Но, оказывается, действительно ничего нет вечного на земле. В уже цитированном путеводителе есть и такие, вызывающие раздумья и аналогии, строки. «Перипетии времен Великой французской революции. В 1793 году аббатство было преобразовано в храм Разума. Некоторые захоронения, в частности, гробница Гуго Капета, были уничтожены, а оскверненные останки выброшены в выгребные ямы…» После этого что-то говорить об исключительном варварстве русского народа во время революции 1917 года уже не приходится. Мы-то хоть не тронули покойников и не повязали весь народ публичной казнью своего царя.
Сегодняшний день мы с С.П. посвятили как бы общим местам Парижа. Это места, о которых ты так много читал, что даже вроде бы когда-то в юности и посетил. Но жизнь в юности расстилается такой длинной - еще увижу, еще рассмотрю. Так не пора ли рассмотреть, когда ты почти уже на финише?
Музей истории Парижа - музей Карнавале, квартал Маре, где я бывал много раз, но смотрел лишь на магазины… Вот церковь Святого Евстафия, которую всегда видно через площадь, но до которой все никак не дойдешь…
Музеи лучше всего посещать, когда основная, утренняя толпа туристов уже схлынет. Тут в тишине и спокойствии обнажается немало еще интересного. Макеты старого города или первого дилижанса, вывеска практикующего ветеринара, восстановленный салон короля и обеденные тарелки обывателей, расписанные схематическими рисунками шара Монгольфьера. Но я почему-то опять обращаю больше внимания на трагические повороты в жизни. Вот макет маленькой башенки, из которой так удобно было наблюдать казни на Гревской площади, проходившие при стечении народа в воскресные и праздничные дни! Но больше, чем все макеты и все портреты, меня увлекли детали от разрушенного памятника Генриху IV. Вот огромная бронзовая рука короля, а вот копыто королевского коня.
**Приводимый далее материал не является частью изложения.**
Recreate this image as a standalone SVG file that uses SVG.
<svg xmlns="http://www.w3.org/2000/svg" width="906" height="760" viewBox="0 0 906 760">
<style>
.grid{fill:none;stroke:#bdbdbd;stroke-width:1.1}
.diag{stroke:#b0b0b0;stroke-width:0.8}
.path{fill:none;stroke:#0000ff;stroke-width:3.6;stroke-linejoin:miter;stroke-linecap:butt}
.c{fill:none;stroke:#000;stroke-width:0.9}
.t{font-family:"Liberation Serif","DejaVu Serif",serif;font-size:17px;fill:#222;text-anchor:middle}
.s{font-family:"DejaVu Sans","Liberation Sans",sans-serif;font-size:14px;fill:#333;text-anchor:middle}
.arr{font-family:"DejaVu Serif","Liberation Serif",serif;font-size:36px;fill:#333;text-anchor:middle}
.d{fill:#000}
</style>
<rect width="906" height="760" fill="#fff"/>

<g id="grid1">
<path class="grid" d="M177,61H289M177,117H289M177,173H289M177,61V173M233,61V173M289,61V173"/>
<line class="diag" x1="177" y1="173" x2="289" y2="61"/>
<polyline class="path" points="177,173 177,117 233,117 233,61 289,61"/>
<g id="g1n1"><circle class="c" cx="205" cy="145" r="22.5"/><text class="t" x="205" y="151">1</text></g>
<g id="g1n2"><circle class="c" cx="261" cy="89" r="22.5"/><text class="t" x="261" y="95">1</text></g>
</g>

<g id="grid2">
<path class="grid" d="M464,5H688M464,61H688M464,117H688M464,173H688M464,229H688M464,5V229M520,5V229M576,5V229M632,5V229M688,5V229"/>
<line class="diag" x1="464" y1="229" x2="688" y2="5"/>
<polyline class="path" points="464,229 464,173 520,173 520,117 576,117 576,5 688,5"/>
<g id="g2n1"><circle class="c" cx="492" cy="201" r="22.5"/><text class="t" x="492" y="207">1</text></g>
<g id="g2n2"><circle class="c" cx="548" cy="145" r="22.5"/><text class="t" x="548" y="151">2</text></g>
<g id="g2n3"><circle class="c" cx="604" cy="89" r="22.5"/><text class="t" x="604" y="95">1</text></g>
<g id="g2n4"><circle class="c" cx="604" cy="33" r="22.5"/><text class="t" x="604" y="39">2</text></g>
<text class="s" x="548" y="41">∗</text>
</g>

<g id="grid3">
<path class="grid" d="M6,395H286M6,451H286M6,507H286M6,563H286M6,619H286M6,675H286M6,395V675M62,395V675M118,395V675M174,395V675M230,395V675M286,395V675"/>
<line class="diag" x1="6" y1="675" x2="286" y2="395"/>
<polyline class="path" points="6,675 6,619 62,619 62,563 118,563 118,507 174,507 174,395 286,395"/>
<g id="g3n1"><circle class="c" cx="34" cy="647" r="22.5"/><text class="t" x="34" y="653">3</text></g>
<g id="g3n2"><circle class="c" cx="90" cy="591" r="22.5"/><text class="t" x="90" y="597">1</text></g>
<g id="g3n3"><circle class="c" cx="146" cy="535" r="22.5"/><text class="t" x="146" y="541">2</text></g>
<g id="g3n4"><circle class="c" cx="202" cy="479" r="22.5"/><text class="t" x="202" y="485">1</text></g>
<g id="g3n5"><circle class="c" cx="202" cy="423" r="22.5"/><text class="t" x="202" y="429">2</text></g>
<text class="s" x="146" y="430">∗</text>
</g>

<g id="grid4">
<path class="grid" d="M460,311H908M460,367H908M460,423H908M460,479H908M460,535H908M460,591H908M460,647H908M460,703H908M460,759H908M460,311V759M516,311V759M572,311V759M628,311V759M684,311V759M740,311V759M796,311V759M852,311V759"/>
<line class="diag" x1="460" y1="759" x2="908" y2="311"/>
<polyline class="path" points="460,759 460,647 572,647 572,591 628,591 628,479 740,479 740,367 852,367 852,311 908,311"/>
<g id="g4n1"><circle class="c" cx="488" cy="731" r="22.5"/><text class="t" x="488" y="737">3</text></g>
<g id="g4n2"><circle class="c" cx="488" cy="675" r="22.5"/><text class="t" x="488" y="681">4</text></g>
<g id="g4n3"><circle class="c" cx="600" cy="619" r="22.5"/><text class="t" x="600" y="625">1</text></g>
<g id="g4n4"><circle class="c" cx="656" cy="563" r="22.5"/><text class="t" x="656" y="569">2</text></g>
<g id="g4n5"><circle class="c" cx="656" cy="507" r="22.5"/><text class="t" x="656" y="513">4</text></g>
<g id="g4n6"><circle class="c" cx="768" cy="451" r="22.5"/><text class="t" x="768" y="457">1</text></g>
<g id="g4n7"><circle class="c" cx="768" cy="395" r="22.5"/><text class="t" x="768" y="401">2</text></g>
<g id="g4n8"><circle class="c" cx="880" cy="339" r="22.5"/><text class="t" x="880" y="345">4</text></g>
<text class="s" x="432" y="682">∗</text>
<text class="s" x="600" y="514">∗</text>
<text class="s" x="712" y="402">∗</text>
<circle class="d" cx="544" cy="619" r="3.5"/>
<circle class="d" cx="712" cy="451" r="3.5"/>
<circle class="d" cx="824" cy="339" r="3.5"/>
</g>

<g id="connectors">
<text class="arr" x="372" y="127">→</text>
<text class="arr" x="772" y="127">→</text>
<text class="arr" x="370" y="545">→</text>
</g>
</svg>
Вандализм простого народа в дни потрясений непередаваем. Французы здесь, конечно, держат первое место, далеко превосходя революционное крестьянство и пролетариат России. Я уже написал о «сердце короля», но ведь существуют и более страшные примеры. Во время славных революционных дней, когда рыбные торговки делали Великую французскую Революцию, толпа в Сен-Дени не только разгромила могилы столь нелюбимых ею Бурбонов, но и пошла, так сказать, «вглубь истории». Вот что значит предложить толпе соответствующий лозунг! Кто же эти лозунги народу предлагал? Это я все время соскальзываю и ищу параллели с сегодняшним днем. Это я все о не закисающих дрожжах сегодняшней жизни - об интеллигенции. Именно она во имя собственного радикального паблисити любит копаться в прахе. Чего стоят, например, волны призывов вытащить Ленина из его мавзолея!
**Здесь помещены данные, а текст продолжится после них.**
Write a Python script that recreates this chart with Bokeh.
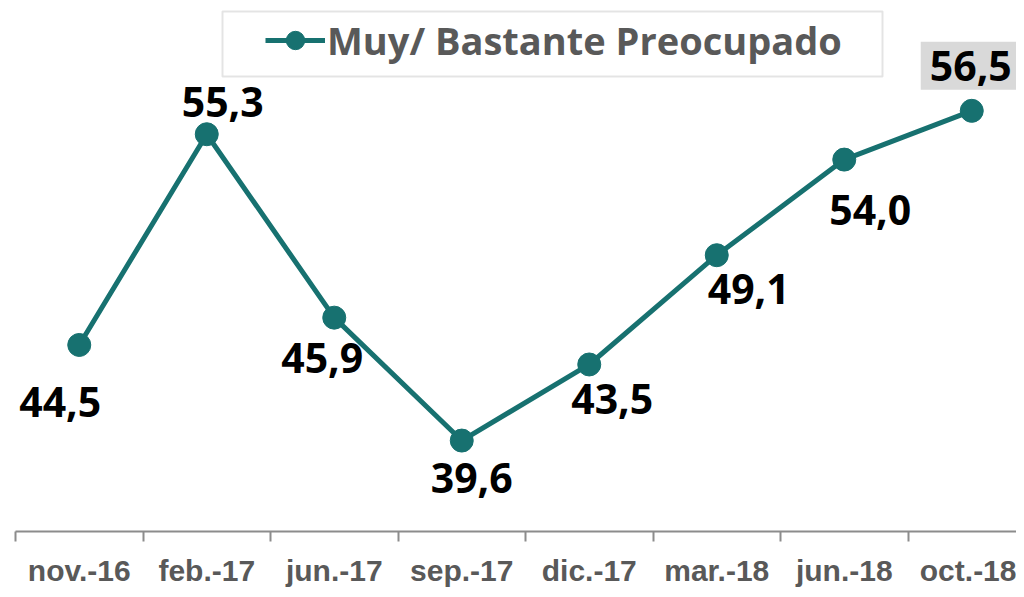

Пропускаю отель «Субиз», во двор которого можно зайти - здесь музей истории Франции, особняк Роганов, в котором 50 километров архивных полок, - это сказал на английском кто-то из вполне либеральных охранников. Здесь опять моя память ворошит недавнее прошлое, и я вспоминаю, как на коллегии нашего Минкульта уже ушедший на пенсию бывший глава архивной службы Козлов рассказывал о бедственном положении архивного дела в России. Пропустим все это - мы уже у дверей Музея искусства и истории иудаизма.
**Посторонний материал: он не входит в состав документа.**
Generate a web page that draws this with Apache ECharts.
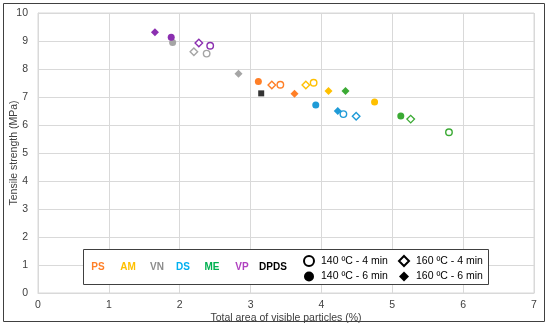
<!DOCTYPE html>
<html><head><meta charset="utf-8">
<script src="https://cdn.jsdelivr.net/npm/echarts@6/dist/echarts.min.js"></script>
<style>html,body{margin:0;padding:0;background:#fff}#c{width:550px;height:326px}</style>
</head><body><div id="c"></div>
<script>
// Groups in order
var groups = ['PS', 'AM', 'VN', 'DS', 'ME', 'VP'];
var groupColors = ['#FF7F27', '#FFC000', '#A5A5A5', '#1F9BD7', '#3BAA34', '#8B2FB0'];
var groupTextColors = ['#FF7F27', '#FFC000', '#8C8C8C', '#00B0F0', '#00B050', '#B040C0'];
// [x, y] per group for each condition
var c140_4 = [[3.42, 7.44], [3.89, 7.51], [2.38, 8.55], [4.31, 6.39], [5.80, 5.74], [2.43, 8.83]];
var c160_4 = [[3.30, 7.43], [3.78, 7.43], [2.20, 8.62], [4.49, 6.31], [5.26, 6.21], [2.27, 8.93]];
var c140_6 = [[3.11, 7.55], [4.75, 6.82], [1.90, 8.95], [3.92, 6.71], [5.12, 6.32], [1.88, 9.13]];
var c160_6 = [[3.62, 7.12], [4.10, 7.21], [2.83, 7.83], [4.23, 6.50], [4.34, 7.21], [1.65, 9.31]];
var dpds = [[3.15, 7.13]];
var conditionNames = ['140 ºC - 4 min', '160 ºC - 4 min', '140 ºC - 6 min', '160 ºC - 6 min'];
var xTicks = [0, 1, 2, 3, 4, 5, 6, 7];
var yTicks = [0, 1, 2, 3, 4, 5, 6, 7, 8, 9, 10];

var FONT = 'Liberation Sans, Arial, sans-serif';
var sets = [c140_4, c160_4, c140_6, c160_6];
var symbols = ['circle', 'diamond', 'circle', 'diamond'];
var hollow = [true, true, false, false];
var sizes = [6.5, 7.5, 7, 8];
function mk(arr, isHollow) {
  return arr.map(function (p, i) {
    return { value: p, itemStyle: isHollow
      ? { color: '#fff', borderColor: groupColors[i], borderWidth: 1.4 }
      : { color: groupColors[i], borderWidth: 0 } };
  });
}
var series = sets.map(function (s, k) {
  return {
    name: conditionNames[k], type: 'scatter', symbol: symbols[k], symbolSize: sizes[k],
    itemStyle: hollow[k] ? { color: '#fff', borderColor: '#000', borderWidth: 1.4, opacity: 1 }
                         : { color: '#000', borderWidth: 0, opacity: 1 },
    data: mk(s, hollow[k]), z: 3
  };
});
series.push({ name: 'DPDS', type: 'scatter', symbol: 'rect', symbolSize: 6,
  itemStyle: { color: '#000' }, data: dpds });

var graphics = [
  { type: 'rect', shape: { x: 3.5, y: 3.5, width: 541, height: 318 }, style: { fill: 'none', stroke: '#404040', lineWidth: 1 }, z: 100 },
  { type: 'rect', shape: { x: 83.5, y: 249.5, width: 405, height: 35 }, style: { fill: '#fff', stroke: '#404040', lineWidth: 1 }, z: 10 }
];
var txtX = [98, 128, 157, 183, 212, 242];
groups.forEach(function (g, i) {
  graphics.push({ type: 'text', x: txtX[i], y: 267, z: 11,
    style: { text: g, fill: groupTextColors[i], font: 'bold 10px ' + FONT, textAlign: 'center', textVerticalAlign: 'middle' } });
});
graphics.push({ type: 'text', x: 273, y: 267, z: 11,
  style: { text: 'DPDS', fill: '#000', font: 'bold 10px ' + FONT, textAlign: 'center', textVerticalAlign: 'middle' } });

var legendCommon = {
  orient: 'vertical', itemWidth: 10, itemHeight: 10, itemGap: 4, padding: 0, z: 12,
  textStyle: { fontFamily: FONT, fontSize: 10.5, color: '#000', padding: [0, 0, 0, 2] }, selectedMode: false
};
var option = {
  animation: false,
  textStyle: { fontFamily: FONT },
  grid: { left: 38, right: 16, top: 13, bottom: 33, show: true, borderColor: '#D9D9D9', borderWidth: 1,
    containLabel: false, outerBoundsMode: 'none' },
  xAxis: {
    type: 'value', min: xTicks[0], max: xTicks[xTicks.length - 1], interval: 1,
    name: 'Total area of visible particles (%)', nameLocation: 'middle', nameGap: 20, nameMoveOverlap: false,
    nameTextStyle: { fontFamily: FONT, fontSize: 10.5, color: '#404040' },
    axisLine: { lineStyle: { color: '#D9D9D9' } }, axisTick: { show: false },
    axisLabel: { fontFamily: FONT, fontSize: 10.5, color: '#404040', margin: 7 },
    splitLine: { lineStyle: { color: '#D9D9D9' } }
  },
  yAxis: {
    type: 'value', min: yTicks[0], max: yTicks[yTicks.length - 1], interval: 1,
    name: 'Tensile strength (MPa)', nameLocation: 'middle', nameGap: 18, nameMoveOverlap: false,
    nameTextStyle: { fontFamily: FONT, fontSize: 10.5, color: '#404040' },
    axisLine: { show: true, lineStyle: { color: '#D9D9D9' } }, axisTick: { show: false },
    axisLabel: { fontFamily: FONT, fontSize: 10.5, color: '#404040', margin: 10 },
    splitLine: { lineStyle: { color: '#D9D9D9' } }
  },
  legend: [
    Object.assign({ left: 303, top: 255, data: [conditionNames[0], conditionNames[2]] }, legendCommon),
    Object.assign({ left: 398, top: 255, data: [conditionNames[1], conditionNames[3]] }, legendCommon)
  ],
  graphic: graphics,
  series: series
};
echarts.init(document.getElementById('c')).setOption(option);
</script></body></html>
Это очень, как даже написано в путеводителе, очень современный музей. И, как обычно бывает с современными музеями, он кажется несколько пустоватым. Форма всегда съедает содержание. Холлы, лестницы, охрана, «покажите, что в сумке, пройдите под магнитной аркой». В эмоциональном смысле эта экспозиция выстроена столь же модерново, как и Мемориал жертвам депортации. Мемориал расположен в самом конце острова Сите, за собором. Я несколько раз прежде на пароходике проплывал мимо него, но видел только какие-то вделанные в набережную белые балки. Все это, однако, внутри оказалось торжественным и давало ощущение индивидуальной трагедии, где множество символов не мешало переживанию. Здесь же интерьеры выглядят холодными и для меня чужими. Практически тут лишь разные списки и свитки торы, кое-что из ритуальной одежды, ножи и кресло для обрезания, много драгоценных футляров для хранения священных текстов. Еврейский быт, психология - все это как-то по касательной. Произвели впечатление только три замечательных работы Шагала. Этот художник вообще действует на меня с поразительной силой. Я вспомнил вдруг его витражи, которые видел в одном из христианских храмов в Германии. Тогда они показались мне слишком простенькими в своих отзвуках голубого. Но ведь отложились же в ближней «оперативной» памяти и все время выскальзывают в мой эмоциональный обиход!